Two people in the Netherlands were injured by debris after a Boeing 747 cargo flight suffered an engine fire after taking off from Maastricht on Saturday.
Dutch Aviation authorities are investigating after a Boeing 747 aircraft suffered an engine fire and scattered debris near Maastricht.
According to local police, two people were injured by wreckage in the southern town of Meerssen on Saturday.
An elderly woman was hit in the head and had to be treated in hospital, while a child was also reportedly slightly injured and suffered burns when trying to pick up pieces of plane debris from the ground. Several cars and houses were also damaged.
Maastricht Aachen Airport said the Boeing 747-400 cargo aircraft suffered an "engine fire" on its way to New York and was forced to land in Liège.
"At the end of the afternoon, an engine fire started on an aircraft after take-off," the airport said, adding that the plane was able to continue flying on three engines.
The Dutch aviation safety board (Onderzoeksraad) has launched an exploratory investigation into the incident.
Netherlands police's National Unit has said their Air Traffic Control department is also investigating "whether there is any culpability".
According to the Dutch airport, the Longtail Aviation Flight 5504 was carrying "general cargo and pharmaceuticals".
"A few seconds after take-off, air traffic control detected an engine fire and informed the pilots of the aircraft," a statement read, "they then switched off the relevant engine and sent out a distress signal."
The pilots decided to land in Liège because the runway is longer than in Maastricht, meaning a heavy aircraft with a large amount of fuel onboard has more space to land safely.
In the US, a Boeing 777-200 passenger flight was forced to make an emergency landing after suffering an engine failure, which also scattered debris across suburban Denver.
"We understand that people are shocked and regret that this has happened," said Maastricht Aachen Airport.
"Our attention is now primarily focused on those directly involved in this incident ... what exactly happened to cause the engine fire is not clear at this time."
The authorities are organising a meeting with local residents in Meerssen to explain the incident further.
"The Dutch Safety Board and the Aviation Police are conducting an investigation into this, to which we and the airline company are providing full cooperation," the airport said.
"We want to await these investigations and do not want to anticipate the results by speculating.
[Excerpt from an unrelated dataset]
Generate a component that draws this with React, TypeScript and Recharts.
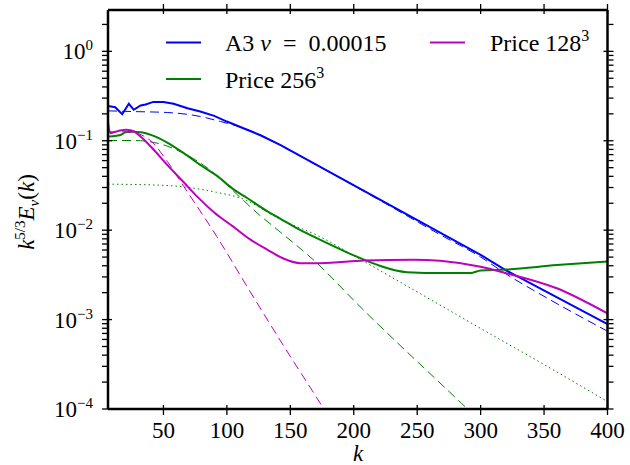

That does not help anyone at the moment."
Boeing has referred Euronews to the Dutch Safety Board for any information about the incident.
Meanwhile, the European Union Aviation Safety Agency (EASA) has confirmed that both aircraft in the US and Netherlands were equipped with similar engines.
"EASA is aware of the two unrelated incidents at the weekend involving Boeing aircraft equipped with Pratt and Whitney P&W4000 engines," a spokesperson told Euronews.
"We are in contact with the FAA, which is the primary certification authority for the engines and for Boeing aircraft, and have requested further information about the cause of the incidents, so as to determine what action may need to be taken."